Until my kids reach adult size I feed them all the alfalfa hay they can eat or free choice pellets and grass hay. Does your little guy look to be in good condition?


----------



## Ashley (Oct 25, 2007)

*Re: What to feed my buck goat*

I'll tell you what I'm feeding. Mine are getting alfalfa hay pm and lespedeza I cut for them am. I feed them whole oats, about 1.5 lbs between 4 bucks (3 are young), twice a day. I'm going to get some AC to add to the grain. They get minerals and water of course as well. I feed grain because of the studies done on it showing it's important for rumen development.

Also because I have a doe that normally gets no grain, but when I was out of town, I simplified things for the person caring for them while I was gone and so they all got grain. Including for a good while before I left to accustom them to it. And that doe just looked better than usual. Nicer coat etc. So I think a certain amount of grain is good for them. I only feed whole grains though.


----------



## Sondra (Oct 25, 2007)

*Re: What to feed my buck goat*

I give them alfalfa pellets and the pelleted grain with the AC just as you are doing. If they eat it fine and dandy but as long as he has milk he isn't going to eat much of the pelleted food. However I like to keep mine on milk as long as possible that is how they grow. You do not need to add anything else to his diet in the form of protien. After they are a year old then mine only get alfalfa pellets and grass hay except during rutt season.


----------



## NubianSoaps.com (Oct 26, 2007)

*Re: What to feed my buck goat*

Ashley, please take away the oats you are feeding your bucks until after you get the AC. Your really playing rusian roulette with their lives feeding grains to bucks, even with alfalfa...you have to remember our browse is nearly all phosphrous, it's overwhelmingly more phos in their diets on browse with oats for alfalfa to bring the levels back down.

There is excellent reading on raising bucks from Tim Pruitt in goatkeeping 101 also.

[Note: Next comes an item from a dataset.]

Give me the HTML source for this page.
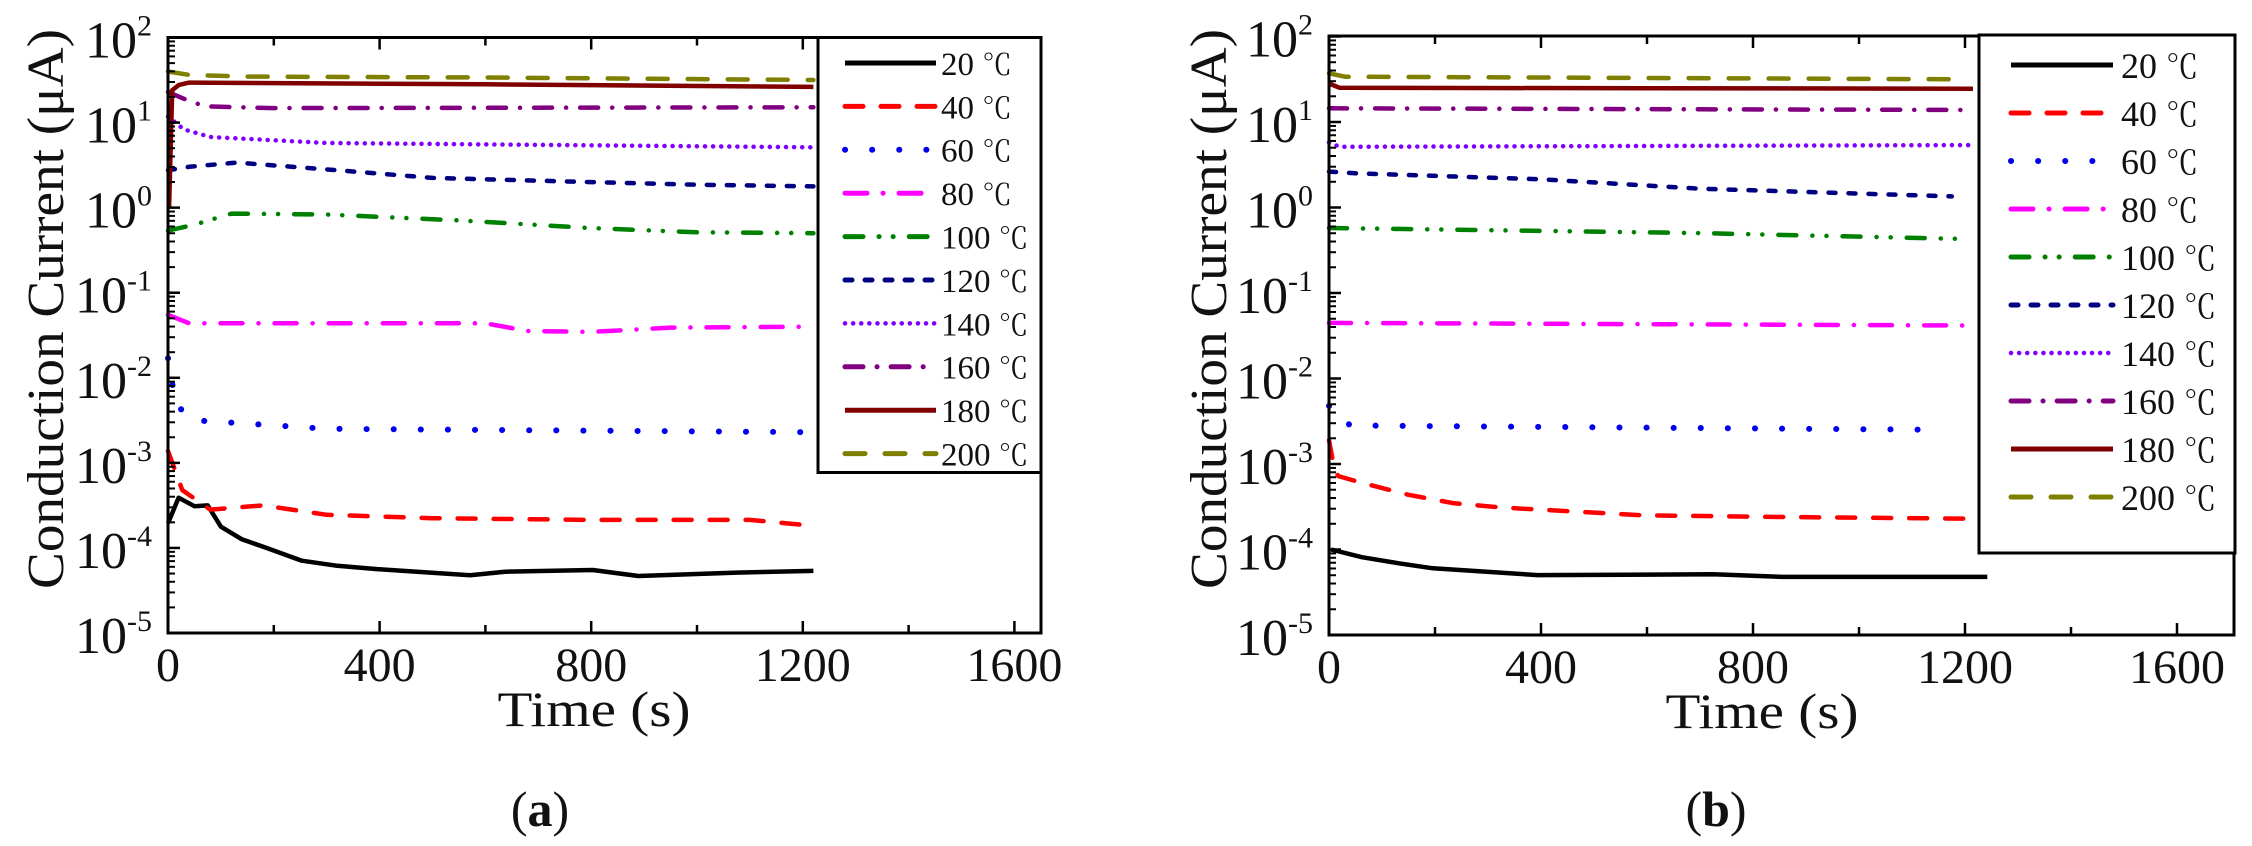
<!DOCTYPE html>
<html><head><meta charset="utf-8"><style>
html,body{margin:0;padding:0;background:#fff;}
svg{display:block;}
text{font-family:"Liberation Serif","Noto Serif CJK SC",serif;fill:#111;}
</style></head><body>
<svg id="s" width="2252" height="846" viewBox="0 0 2252 846" xmlns="http://www.w3.org/2000/svg"></svg>
<script>
var NS="http://www.w3.org/2000/svg";var S=document.getElementById('s');
function el(t,a,p,txt){var e=document.createElementNS(NS,t);for(var k in a)e.setAttribute(k,a[k]);if(txt!=null)e.textContent=txt;(p||S).appendChild(e);return e;}
function T(a,txt){return el('text',a,S,txt);}
var ST={
20:{c:'#000',d:''},
40:{c:'#f00',d:'18 18'},
60:{c:'#0000ee',d:'0.1 27',w:6},
80:{c:'#ff00ff',d:'22 16 0.1 16'},
100:{c:'#008000',d:'18 16 0.1 14 0.1 16'},
120:{c:'#000080',d:'7 13'},
140:{c:'#7f00ff',d:'0.1 8',w:4.5},
160:{c:'#800080',d:'18 14 0.1 14'},
180:{c:'#800000',d:''},
200:{c:'#808000',d:'20 20'}
};
function plot(P){
 var X=function(t){return P.x0+P.sx*t;},Y=function(l){return P.yb-P.dec*(l+5);};
 for(var k in P.data){var st=ST[k];var pts=P.data[k].map(function(p){return X(p[0]).toFixed(1)+','+Y(p[1]).toFixed(1);}).join(' ');
  var a={points:pts,fill:'none',stroke:st.c,'stroke-width':st.w||4.5,'stroke-linejoin':'round'};
  if(st.d){a['stroke-dasharray']=st.d;a['stroke-linecap']='round';}
  el('polyline',a);}
 el('rect',{x:P.x0,y:P.yt,width:P.xr-P.x0,height:P.yb-P.yt,fill:'none',stroke:'#000','stroke-width':3});
 for(var t=0;t<=1700;t+=200){var x=X(t);if(x>P.xr-2)break;var L=(t%400==0)?12:8;
  el('line',{x1:x,y1:P.yb,x2:x,y2:P.yb-L,stroke:'#000','stroke-width':2.5});
  el('line',{x1:x,y1:P.yt,x2:x,y2:P.yt+L,stroke:'#000','stroke-width':2.5});
  if(t%400==0)T({x:x,y:P.yb+48,'font-size':48,'text-anchor':'middle'},String(t));}
 for(var e=-5;e<=2;e++){var y=Y(e);
  el('line',{x1:P.x0,y1:y,x2:P.x0+12,y2:y,stroke:'#000','stroke-width':2.5});
  if(e<2)for(var m=2;m<=9;m++){var ym=Y(e+Math.log10(m));el('line',{x1:P.x0,y1:ym,x2:P.x0+7,y2:ym,stroke:'#000','stroke-width':2});}
  var sw=(e<0)?24:14;
  T({x:P.x0-16,y:y-2,'font-size':30,'text-anchor':'end'},String(e));
  T({x:P.x0-16-sw-1,y:y+20,'font-size':52,'text-anchor':'end'},'10');}
 T({x:0,y:0,'font-size':52,'text-anchor':'middle',transform:'translate('+P.ylx+',309) rotate(-90)',textLength:560,lengthAdjust:'spacingAndGlyphs'},'Conduction Current (\u03bcA)');
 T({x:P.tx,y:P.yb+93,'font-size':50,'text-anchor':'middle',textLength:193,lengthAdjust:'spacingAndGlyphs'},'Time (s)');
 var lab=T({x:P.cx,y:826,'font-size':50,'text-anchor':'middle'});
 el('tspan',{},lab,'(');el('tspan',{'font-weight':'bold'},lab,P.cap);el('tspan',{},lab,')');
 var G=P.leg;el('rect',{x:G.x,y:G.y,width:G.w,height:G.h,fill:'#fff',stroke:'#000','stroke-width':3});
 var keys=[20,40,60,80,100,120,140,160,180,200];
 keys.forEach(function(k,i){var yy=G.y0+i*G.sp;var st=ST[k];
  var a={x1:G.l1,y1:yy,x2:G.l2,y2:yy,stroke:st.c,'stroke-width':st.w||5};
  if(st.d){a['stroke-dasharray']=st.d;a['stroke-linecap']='round';}
  el('line',a);
  var tx=T({x:G.tx,y:yy+G.fs*0.36,'font-size':G.fs});
  el('tspan',{'font-family':'Liberation Serif, serif'},tx,k+' ');
  el('tspan',{'font-family':'Noto Serif CJK SC, serif','font-size':G.fs*0.9},tx,'\u2103');});
}
plot({x0:168,xr:1041,sx:0.529,yt:37.5,yb:633,dec:85.07,ylx:63,tx:594,cx:540,cap:'a',
 leg:{x:818,y:37.5,w:223,h:435,y0:63,sp:43.4,l1:845,l2:936,tx:941,fs:33},
 data:{
 200:[[0,1.6],[40,1.56],[150,1.54],[600,1.53],[1220,1.5]],
 180:[[2,0],[8,1.38],[20,1.44],[40,1.47],[600,1.45],[1220,1.42]],
 160:[[0,1.36],[30,1.28],[70,1.19],[200,1.17],[1220,1.18]],
 140:[[0,1.07],[30,0.92],[80,0.83],[300,0.76],[1220,0.71]],
 120:[[0,0.44],[40,0.48],[130,0.53],[300,0.45],[500,0.35],[800,0.3],[1000,0.27],[1220,0.25]],
 100:[[0,-0.27],[50,-0.2],[120,-0.07],[300,-0.08],[550,-0.15],[800,-0.24],[1000,-0.29],[1220,-0.3]],
 80:[[0,-1.26],[40,-1.36],[600,-1.36],[680,-1.45],[800,-1.46],[950,-1.41],[1220,-1.4]],
 60:[[0,-1.77],[15,-2.32],[50,-2.5],[300,-2.6],[1220,-2.64]],
 40:[[0,-2.86],[27,-3.32],[80,-3.55],[180,-3.5],[300,-3.61],[500,-3.65],[800,-3.67],[1100,-3.67],[1220,-3.74]],
 20:[[0,-3.71],[20,-3.41],[50,-3.51],[75,-3.5],[100,-3.75],[140,-3.9],[186,-4.0],[253,-4.15],[320,-4.21],[398,-4.25],[571,-4.32],[637,-4.28],[803,-4.26],[889,-4.33],[1075,-4.29],[1220,-4.27]]
 }});
plot({x0:1329,xr:2234,sx:0.53,yt:36,yb:635,dec:85.5,ylx:1226,tx:1762,cx:1716,cap:'b',
 leg:{x:1979,y:35,w:256,h:518,y0:65,sp:48,l1:2011,l2:2113,tx:2121,fs:36},
 data:{
 200:[[0,1.57],[30,1.53],[1190,1.5]],
 180:[[0,1.45],[20,1.4],[1215,1.39]],
 160:[[0,1.16],[1215,1.14]],
 140:[[0,0.76],[20,0.71],[1215,0.73]],
 120:[[0,0.42],[50,0.4],[400,0.33],[700,0.22],[1175,0.13]],
 100:[[0,-0.24],[700,-0.3],[1210,-0.37]],
 80:[[0,-1.35],[1210,-1.38]],
 60:[[0,-2.32],[40,-2.55],[1160,-2.6]],
 40:[[0,-2.72],[8,-2.99],[17,-3.14],[62,-3.22],[150,-3.36],[236,-3.46],[328,-3.51],[592,-3.6],[857,-3.62],[1215,-3.64]],
 20:[[4,-4.0],[62,-4.09],[130,-4.16],[196,-4.22],[394,-4.3],[725,-4.29],[857,-4.32],[1242,-4.32]]
 }});
</script>
</body></html>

Alot of goatlings don't really start eating until off milk, but your diet sounds fine. Vicki


----------



## Ashley (Oct 25, 2007)

*Re: What to feed my buck goat*

They aren't getting browse, only alfalfa and lespedeza. But I don't guess it would kill them to take away the oats.


----------



## [email protected] (Sep 18, 2008)

*Re: What to feed my buck goat*

I purchased two bucklings this spring. One @ 3 wks and one @ 8 wks. They have always had free choice alf pellets, alf hay, 18% goat starter/grower pellets w/ac, mineral and water. At 4 months they were getting 32oz bottles of milk, but usually didn't finish quite all of it, and were weaned at about 5 months. The last month I've been giving them a bit of my milkstand grains, but they seem to be on a bit of a strike from eating--more interested in girls than food. <rolleyes>  They're eating up their alfalfa pellets and hay pretty good, but barely nibbling on their st/gr pellets and grain. They're 8 months old now and both over 100# and healthy!! After rut they won't be getting the st/gr pellets or grain, just alf pellets, hay and their mineral.


----------